Enabled parenting: Dealing with disabilities in children

I don’t think of myself as someone who is easily impressed but I must confess that I am in totally awe of parents who deal with disabilities in their children. To watch the most beautiful, most loveable and unconditional treasure you ever held in your arms deal with anything less than “complete”, be it mental or physical for any length of time is no easy feat.

Wednesday, August 28, 2013
Some people pretend not to see you with your disabled child, and others start question-filled conversations about your disabled child. Net photo

I don’t think of myself as someone who is easily impressed but I must confess that I am in totally awe of parents who deal with disabilities in their children. To watch the most beautiful, most loveable and unconditional treasure you ever held in your arms deal with anything less than "complete”, be it mental or physical for any length of time is no easy feat.

I am forever grateful for every day of perfect health I spend with my children. Luckily I do not take any of it for granted. I grew up with two paraplegic cousins who lived into their mid forties.  Needless to say, their mother was amazing even though it was a learning curve for the whole family. 

Every remembrance of my aunt fills me with awe and great appreciation.  She was amazing! And I am grateful not only for having known her but also for the great lessons I picked up from her by proxy - the greatest of which are perseverance and the virtues of living a full life NO MATTER WHAT. Life should be celebrated. No one likes to be around self pity and everyone respects strength of character.

My paraplegic cousins were born in perfect health and were without disability for almost ten years of their lives. Then the madness began. Sudden illness and inconclusive diagnoses; odd looks of mixed terror and pity from the neighbours who saw the once vibrant child regress to a dribbling 10 year old who cannot eat solids; dealing with the confusion of the other siblings; the financial strain; hateful feelings towards God and man… the list goes on.

Dealing with human reactions alone is a separate challenge in itself. Looks of fear, of pity and sometimes even disgust become the norm. There are those who pretend not to see you with your disabled child, and those who start question-filled conversations about your disabled child and carry on like the child himself is not there!

All things considered, it is a fair assessment to say that regular parenting is still a daily challenge. Parenting a child or children with disabilities or special needs can be a terrifying prospect especially if we allow ourselves to take into account our human weaknesses. 
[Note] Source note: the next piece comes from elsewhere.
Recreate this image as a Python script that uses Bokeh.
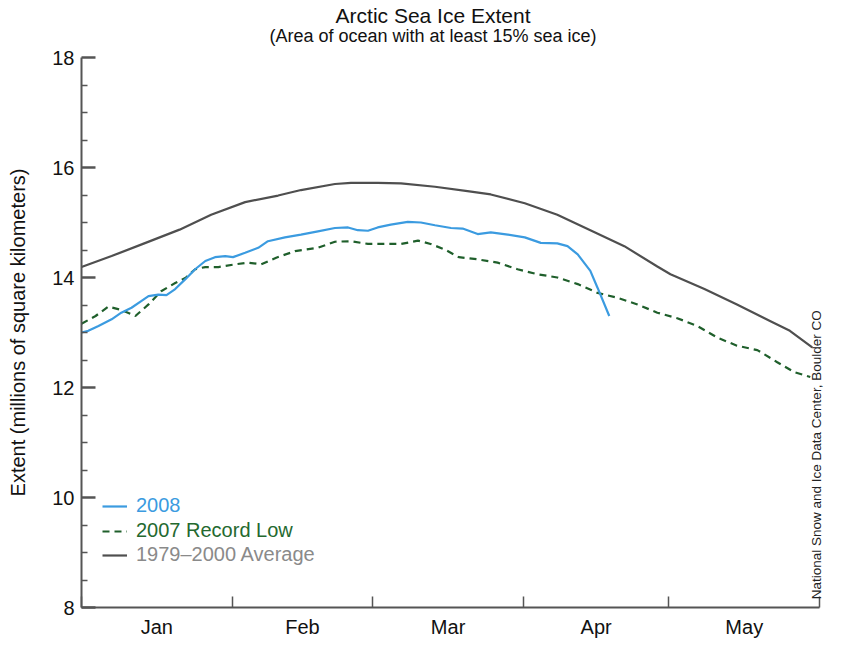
import math
from bokeh.plotting import figure
from bokeh.models import FixedTicker, Legend, LegendItem, LinearAxis
from bokeh.embed import file_html
from bokeh.resources import INLINE

# ---------------- data (day of year, starting Jan 1 = 0) ----------------
month_labels = ["Jan", "Feb", "Mar", "Apr", "May"]
month_edges = [0, 31, 60, 91, 121, 152]
month_mid = [15.5, 45.5, 75.5, 106, 136.5]

y_major = [8, 10, 12, 14, 16, 18]
y_minor = [8.5, 9, 9.5, 10.5, 11, 11.5, 12.5, 13, 13.5, 14.5, 15, 15.5,
           16.5, 17, 17.5]

day_2008 = [0, 1.4, 3.5, 6.2, 8.2, 10.3, 12.3, 13.8, 15.8, 17.5, 19.3, 21.4,
            23.4, 25.5, 27.5, 29.6, 31.2, 33.7, 36.4, 38.4, 41.9, 45.2, 48.7,
            52.2, 54.9, 56.9, 59.0, 61.0, 63.7, 67.2, 69.9, 72.8, 76.1, 78.5,
            81.6, 84.3, 87.8, 91.3, 94.6, 98.0, 100.1, 102.2, 104.8, 106.3,
            108.7]
ext_2008 = [13.00, 13.03, 13.12, 13.24, 13.36, 13.45, 13.57, 13.66, 13.69,
            13.68, 13.79, 13.97, 14.15, 14.30, 14.37, 14.39, 14.37, 14.45,
            14.54, 14.66, 14.73, 14.78, 14.84, 14.90, 14.91, 14.86, 14.85,
            14.91, 14.96, 15.01, 15.00, 14.95, 14.90, 14.89, 14.79, 14.82,
            14.78, 14.73, 14.63, 14.62, 14.57, 14.42, 14.12, 13.81, 13.30]

day_2007 = [0, 2.9, 5.5, 8.2, 11.1, 13.8, 16.4, 19.3, 21.4, 23.4, 25.5, 28.2,
            31.7, 34.3, 37.0, 40.1, 44.0, 48.7, 52.2, 55.5, 59.0, 62.5, 65.8,
            69.3, 71.9, 74.8, 77.7, 81.6, 85.7, 89.8, 93.9, 98.0, 102.2, 106.3,
            110.4, 114.5, 118.6, 122.7, 126.8, 130.9, 135.0, 139.2, 143.3,
            146.8, 150.1]
ext_2007 = [13.16, 13.30, 13.47, 13.41, 13.30, 13.51, 13.75, 13.90, 13.99,
            14.15, 14.19, 14.19, 14.24, 14.27, 14.24, 14.36, 14.48, 14.54,
            14.65, 14.66, 14.61, 14.61, 14.61, 14.67, 14.61, 14.51, 14.37,
            14.33, 14.27, 14.15, 14.06, 14.00, 13.88, 13.72, 13.63, 13.51,
            13.36, 13.26, 13.12, 12.91, 12.76, 12.68, 12.46, 12.28, 12.19]

day_avg = [0, 6.2, 13.2, 20.2, 26.7, 33.7, 40.5, 45.2, 52.2, 55.5, 61.0, 65.8,
           72.8, 79.5, 84.3, 91.3, 98.0, 104.8, 111.8, 118.6, 121.3, 128.3,
           135.0, 141.8, 145.9, 150.5]
ext_avg = [14.19, 14.39, 14.63, 14.87, 15.14, 15.37, 15.49, 15.59, 15.70,
           15.72, 15.72, 15.71, 15.65, 15.57, 15.51, 15.35, 15.14, 14.86,
           14.57, 14.20, 14.06, 13.79, 13.51, 13.21, 13.03, 12.73]

series_labels = ["2008", "2007 Record Low", "1979–2000 Average"]
title_text = "Arctic Sea Ice Extent"
subtitle_text = "(Area of ocean with at least 15% sea ice)"
title_center = 72.4          # day under the middle of the title lines
credit = "National Snow and Ice Data Center, Boulder CO"
credit_start = 8.15          # extent value where the (upward) credit begins

# ---------------- styling ----------------
FONT = "Liberation Sans"
BLUE = "#3b9be0"
GREEN = "#1f5f2b"
GREEN_TXT = "#24692f"
GRAY = "#4f4f4f"
GRAY_TXT = "#8a8a8a"
AXIS = "#555555"

p = figure(width=834, height=640, x_range=(0, 152), y_range=(8, 18),
           output_backend="svg", toolbar_location=None,
           min_border_left=81, min_border_right=12,
           min_border_top=51, min_border_bottom=31)
p.title.visible = False
p.outline_line_color = None
p.xgrid.grid_line_color = None
p.ygrid.grid_line_color = None
p.background_fill_color = "white"

# keep handles on the figure's own axes before adding any extra ones
xa = p.below[0]
ya = p.left[0]


def text_axis(tick, label, size, standoff, orientation="horizontal"):
    """An invisible axis whose single tick label carries a piece of text."""
    return LinearAxis(ticker=FixedTicker(ticks=[tick]),
                      major_label_overrides={tick: label},
                      major_label_orientation=orientation,
                      major_label_standoff=standoff,
                      axis_line_color=None, major_tick_out=0,
                      major_tick_in=0, minor_tick_out=0, minor_tick_in=0,
                      major_label_text_font=FONT,
                      major_label_text_font_size=size,
                      major_label_text_color="#111111")


# subtitle (closest to the plot), then the main title above it
p.add_layout(text_axis(title_center, subtitle_text, "18px", 12), "above")
p.add_layout(text_axis(title_center, title_text, "21px", -4), "above")

# x axis
xa.axis_label = None
xa.ticker = FixedTicker(ticks=month_mid, minor_ticks=month_edges)
xa.major_label_overrides = {m: lab for m, lab in zip(month_mid, month_labels)}
xa.major_tick_in = 0
xa.major_tick_out = 0
xa.minor_tick_in = 11
xa.minor_tick_out = 0
xa.minor_tick_line_color = AXIS
xa.minor_tick_line_width = 1.5
xa.axis_line_color = AXIS
xa.axis_line_width = 2
xa.major_label_text_font = FONT
xa.major_label_text_font_size = "20px"
xa.major_label_text_color = "#111111"
xa.major_label_standoff = 8

# y axis
ya.ticker = FixedTicker(ticks=y_major, minor_ticks=y_minor)
ya.major_tick_in = 14
ya.major_tick_out = 0
ya.minor_tick_in = 6
ya.minor_tick_out = 0
ya.major_tick_line_color = AXIS
ya.major_tick_line_width = 2.5
ya.minor_tick_line_color = AXIS
ya.minor_tick_line_width = 1.5
ya.axis_line_color = AXIS
ya.axis_line_width = 2
ya.major_label_text_font = FONT
ya.major_label_text_font_size = "20px"
ya.major_label_text_color = "#111111"
ya.major_label_standoff = 7
ya.axis_label = "Extent (millions of square kilometers)"
ya.axis_label_text_font = FONT
ya.axis_label_text_font_size = "20px"
ya.axis_label_text_font_style = "normal"
ya.axis_label_text_color = "#111111"
ya.axis_label_standoff = 20

# credit text on the right, reading upwards
ra = text_axis(credit_start, credit, "13.5px", -3, orientation=math.pi / 2)
ra.major_label_text_color = "#222222"
p.add_layout(ra, "right")

# lines
r_avg = p.line(day_avg, ext_avg, line_color=GRAY, line_width=2.2)
r_07 = p.line(day_2007, ext_2007, line_color=GREEN, line_width=2.2,
              line_dash="7 5")
r_08 = p.line(day_2008, ext_2008, line_color=BLUE, line_width=2.2)

# legends (one per entry so each label has its own colour)
for r, lab, col, ybot in [(r_08, series_labels[0], BLUE, 90),
                          (r_07, series_labels[1], GREEN_TXT, 65),
                          (r_avg, series_labels[2], GRAY_TXT, 41)]:
    lg = Legend(items=[LegendItem(label=lab, renderers=[r])],
                location=(21, ybot), padding=0, spacing=0, margin=0,
                glyph_width=25, glyph_height=22, label_height=22,
                label_standoff=9, border_line_color=None,
                background_fill_alpha=0,
                label_text_font=FONT, label_text_font_size="20px",
                label_text_color=col)
    p.add_layout(lg)

open("out.html", "w").write(file_html(p, INLINE))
I wonder how many parents stop to take stock of their blessings. We need to take fewer things for granted and be thankful for our children and families. We need to support each other as parents and take the time to be sensitive both as individuals and as a community.  

It worries me when I stop to consider just what kind of support is available here in Rwanda for the parent raising children with disabilities and special needs.

Back to basics, are we as individuals aware and sensitive towards families dealing with disabilities? There is awkwardness about addressing disability that must be acknowledged before it can be addressed. God and someone help us all to understand this better!  

But in spite of human weaknesses, the human spirit can also be amazingly resilient. Adversities can bring out strength of character and strength of spirit that seems to be inspired by God Himself. I hope that we all learn to offer enabling support to those parents struggling with children with special needs.